The boundaries of the territories once established, the next step was to regulate their political and financial position. Towns conquered by force of arms were destroyed, their lands included in Roman domains and leased out to men of private enterprise by the censors at Rome in exchange for a proportion of the produce raised. Where royal domains were found, as in Syracuse, Macedonia, Pergamus, Bithynia, and Cyrene, they were taken possession of as ager publicus Romani in the same way, and their working population was united into village communities in the manner used for the district of Capua after 211 B.C. Such communes, on the other hand, as had submitted by surrender without offering extreme resistance certainly yielded to the unbounded power of the victor (as was embodied in the terms of surrender), town and country, men, women and children, rivers, ports, and their holy possessions; but as a rule the citizens and their families were allowed to remain in possession of their liberty and their private fortunes and to the town was left its territory and its town rights. In return for this on all the farm lands whether of private persons or of the town was laid a natural impost (vectigal) or else a hard and fast tax (tributum, stipendium) and where advantageous, also a Roman toll (portorium).

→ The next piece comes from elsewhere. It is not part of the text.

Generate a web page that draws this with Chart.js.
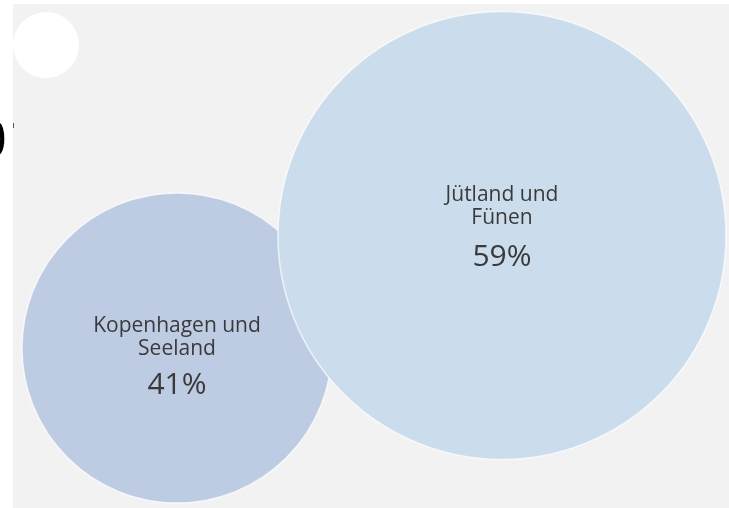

This then is the class of civitates vectigales or stipendiariæ in which the majority of provincial towns are to be reckoned, and which are to be contrasted with a small number of particularly privileged communities, those for instance who had been guaranteed their freedom on the score of earlier alliances or well-attested fidelity, and secondly those which the Romans themselves had constituted as Roman colonies or municipia. Altogether then there are three main divisions of communities included within the provinces: towns with free native constitutions, towns substantially subject, and towns with Roman constitutions.[d]

ARMY AND NAVY UNDER AUGUSTUS

The higher career of an officer (militia equestris) was open to every Roman citizen possessed of the rank and fortune of a knight or senator. All young knights were not bound to serve, but every man who was ambitious of public career had to fulfil the obligations of military service for five years; after which he was given the command of a cohort or served as a military tribune. Hitherto there had been no separation between military and civil office as far as the upper classes were concerned, and it was the emperor’s intention that there should be none henceforth, otherwise the aristocracy would have almost given up going into the army. We cannot tell with certainty how these young aristocrats who entered the army as officers acquired the necessary technical knowledge, or whether they had to undergo any kind of apprenticeship.

The senator was excluded from the army on principle; the knight on the contrary was bound to render military service if he hoped to serve the state in peace or war. His promotion was, of course, in the emperor’s hands. In the time of the republic the people did not make all the appointments, but they had twenty-four posts to dispose of; in the reign of Augustus these tribuni militum a populo were still elected by the people, but this emperor, who had deprived the senate of all means of influencing the army, also took from the people their practically obsolete privilege of electing officers, and about the time of his death the title of tribunus militum a populo ceases to appear in inscriptions.